[DATA SECTION start]

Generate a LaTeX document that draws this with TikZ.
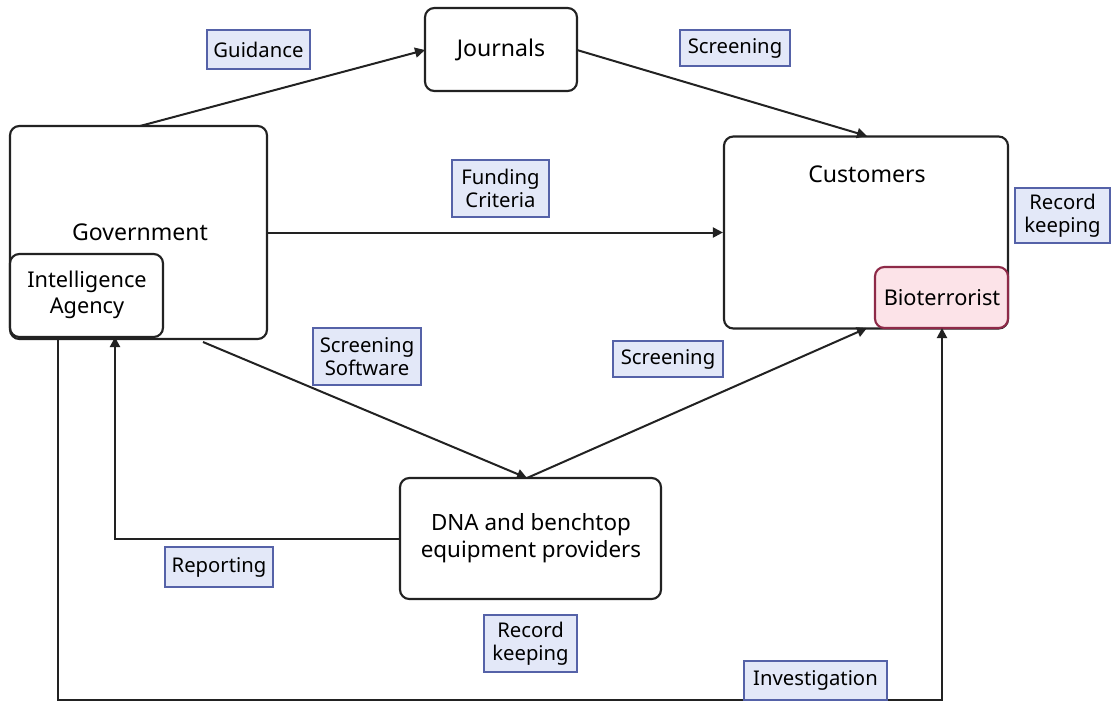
\documentclass[tikz,border=0pt]{standalone}
\usepackage{fontspec}
\setmainfont{Noto Sans}
\usetikzlibrary{arrows.meta}
\definecolor{lblfill}{HTML}{E3E8F8}
\definecolor{lbldraw}{HTML}{5562A8}
\definecolor{biofill}{HTML}{FCE3E8}
\definecolor{biodraw}{HTML}{8E2A48}
\definecolor{ink}{HTML}{222222}
\tikzset{
  ent/.style={draw=ink, line width=1.6pt, rounded corners=7pt, fill=white, inner sep=0pt},
  lbl/.style={draw=lbldraw, line width=1.3pt, fill=lblfill, inner sep=0pt, align=center, font=\fontsize{15.2}{17.5}\selectfont},
  txt/.style={font=\fontsize{17.3}{20}\selectfont, align=center},
  conn/.style={draw=ink, line width=1.5pt, -{Triangle[length=7.5pt,width=7.5pt]}},
  plain/.style={draw=ink, line width=1.5pt}
}
\begin{document}
\begin{tikzpicture}[x=0.75pt,y=-0.75pt]
\useasboundingbox (0,0) rectangle (1111,704);
% entities
\node[ent, minimum width=152*0.75pt, minimum height=83*0.75pt] (jour) at (501,49.5) {};
\node[txt] at (501,50) {Journals};
\node[ent, minimum width=257*0.75pt, minimum height=213*0.75pt] (gov) at (138.5,232.5) {};
\node[txt] at (140,232) {Government};
\node[ent, minimum width=153*0.75pt, minimum height=83*0.75pt] (intel) at (86.5,295.5) {};
\node[txt, font=\fontsize{16.3}{19.5}\selectfont] at (87,295) {Intelligence\\Agency};
\node[ent, minimum width=284*0.75pt, minimum height=192*0.75pt] (cust) at (866,232.5) {};
\node[txt] at (867,174) {Customers};
\node[ent, draw=biodraw, fill=biofill, minimum width=133*0.75pt, minimum height=61*0.75pt] (bio) at (941.5,297.5) {};
\node[txt, font=\fontsize{16.3}{18}\selectfont] at (942,298) {Bioterrorist};
\node[ent, minimum width=261*0.75pt, minimum height=121*0.75pt] (dna) at (530.5,538.5) {};
\node[txt, font=\fontsize{16.8}{20}\selectfont] at (531,538) {DNA and benchtop\\equipment providers};
% coordinates
\coordinate (govtop) at (140,126);
\coordinate (govbot) at (203,342);
\coordinate (dnatop) at (527,478);
\coordinate (custtop) at (867,136);
\coordinate (custbot) at (867,328);
\coordinate (jl) at (425,50);
\coordinate (jr) at (577,50);
\coordinate (intbotA) at (115,337);
\coordinate (intbotB) at (58,337);
\coordinate (biobot) at (942,328);
% connectors
\draw[conn] (govtop) -- (jl);
\draw[conn] (jr) -- (custtop);
\draw[conn] (gov.east) -- (gov.east -| cust.west);
\draw[conn] (govbot) -- (dnatop);
\draw[conn] (dnatop) -- (custbot);
\draw[conn] (dna.west) -| (intbotA);
\draw[conn] (intbotB) -- (58,700) -| (biobot);
% labels
\node[lbl, minimum width=103*0.75pt, minimum height=39*0.75pt] (l1) at (258.5,49.5) {Guidance};
\node[lbl, minimum width=110*0.75pt, minimum height=36*0.75pt] (l2) at (735,48) {Screening};
\node[lbl, minimum width=97*0.75pt, minimum height=57*0.75pt] (l3) at (500.5,188.5) {Funding\\Criteria};
\node[lbl, minimum width=95*0.75pt, minimum height=55*0.75pt] (l4) at (1062.5,215.5) {Record\\keeping};
\node[lbl, minimum width=108*0.75pt, minimum height=57*0.75pt] (l5) at (367,356.5) {Screening\\Software};
\node[lbl, minimum width=110*0.75pt, minimum height=36*0.75pt] (l6) at (668,359) {Screening};
\node[lbl, minimum width=108*0.75pt, minimum height=40*0.75pt] (l7) at (219,567) {Reporting};
\node[lbl, minimum width=93*0.75pt, minimum height=57*0.75pt] (l8) at (530.5,643.5) {Record\\keeping};
\node[lbl, minimum width=143*0.75pt, minimum height=39*0.75pt] (l9) at (815.5,680.5) {Investigation};
\end{tikzpicture}
\end{document}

[DATA SECTION end]

EXERCISE BRIEF
Send back the data above word for word, with the pictures left out.

EXERCISE RESPONSE
Generate a LaTeX document that draws this with TikZ.
\documentclass[tikz,border=0pt]{standalone}
\usepackage{fontspec}
\setmainfont{Noto Sans}
\usetikzlibrary{arrows.meta}
\definecolor{lblfill}{HTML}{E3E8F8}
\definecolor{lbldraw}{HTML}{5562A8}
\definecolor{biofill}{HTML}{FCE3E8}
\definecolor{biodraw}{HTML}{8E2A48}
\definecolor{ink}{HTML}{222222}
\tikzset{
  ent/.style={draw=ink, line width=1.6pt, rounded corners=7pt, fill=white, inner sep=0pt},
  lbl/.style={draw=lbldraw, line width=1.3pt, fill=lblfill, inner sep=0pt, align=center, font=\fontsize{15.2}{17.5}\selectfont},
  txt/.style={font=\fontsize{17.3}{20}\selectfont, align=center},
  conn/.style={draw=ink, line width=1.5pt, -{Triangle[length=7.5pt,width=7.5pt]}},
  plain/.style={draw=ink, line width=1.5pt}
}
\begin{document}
\begin{tikzpicture}[x=0.75pt,y=-0.75pt]
\useasboundingbox (0,0) rectangle (1111,704);
% entities
\node[ent, minimum width=152*0.75pt, minimum height=83*0.75pt] (jour) at (501,49.5) {};
\node[txt] at (501,50) {Journals};
\node[ent, minimum width=257*0.75pt, minimum height=213*0.75pt] (gov) at (138.5,232.5) {};
\node[txt] at (140,232) {Government};
\node[ent, minimum width=153*0.75pt, minimum height=83*0.75pt] (intel) at (86.5,295.5) {};
\node[txt, font=\fontsize{16.3}{19.5}\selectfont] at (87,295) {Intelligence\\Agency};
\node[ent, minimum width=284*0.75pt, minimum height=192*0.75pt] (cust) at (866,232.5) {};
\node[txt] at (867,174) {Customers};
\node[ent, draw=biodraw, fill=biofill, minimum width=133*0.75pt, minimum height=61*0.75pt] (bio) at (941.5,297.5) {};
\node[txt, font=\fontsize{16.3}{18}\selectfont] at (942,298) {Bioterrorist};
\node[ent, minimum width=261*0.75pt, minimum height=121*0.75pt] (dna) at (530.5,538.5) {};
\node[txt, font=\fontsize{16.8}{20}\selectfont] at (531,538) {DNA and benchtop\\equipment providers};
% coordinates
\coordinate (govtop) at (140,126);
\coordinate (govbot) at (203,342);
\coordinate (dnatop) at (527,478);
\coordinate (custtop) at (867,136);
\coordinate (custbot) at (867,328);
\coordinate (jl) at (425,50);
\coordinate (jr) at (577,50);
\coordinate (intbotA) at (115,337);
\coordinate (intbotB) at (58,337);
\coordinate (biobot) at (942,328);
% connectors
\draw[conn] (govtop) -- (jl);
\draw[conn] (jr) -- (custtop);
\draw[conn] (gov.east) -- (gov.east -| cust.west);
\draw[conn] (govbot) -- (dnatop);
\draw[conn] (dnatop) -- (custbot);
\draw[conn] (dna.west) -| (intbotA);
\draw[conn] (intbotB) -- (58,700) -| (biobot);
% labels
\node[lbl, minimum width=103*0.75pt, minimum height=39*0.75pt] (l1) at (258.5,49.5) {Guidance};
\node[lbl, minimum width=110*0.75pt, minimum height=36*0.75pt] (l2) at (735,48) {Screening};
\node[lbl, minimum width=97*0.75pt, minimum height=57*0.75pt] (l3) at (500.5,188.5) {Funding\\Criteria};
\node[lbl, minimum width=95*0.75pt, minimum height=55*0.75pt] (l4) at (1062.5,215.5) {Record\\keeping};
\node[lbl, minimum width=108*0.75pt, minimum height=57*0.75pt] (l5) at (367,356.5) {Screening\\Software};
\node[lbl, minimum width=110*0.75pt, minimum height=36*0.75pt] (l6) at (668,359) {Screening};
\node[lbl, minimum width=108*0.75pt, minimum height=40*0.75pt] (l7) at (219,567) {Reporting};
\node[lbl, minimum width=93*0.75pt, minimum height=57*0.75pt] (l8) at (530.5,643.5) {Record\\keeping};
\node[lbl, minimum width=143*0.75pt, minimum height=39*0.75pt] (l9) at (815.5,680.5) {Investigation};
\end{tikzpicture}
\end{document}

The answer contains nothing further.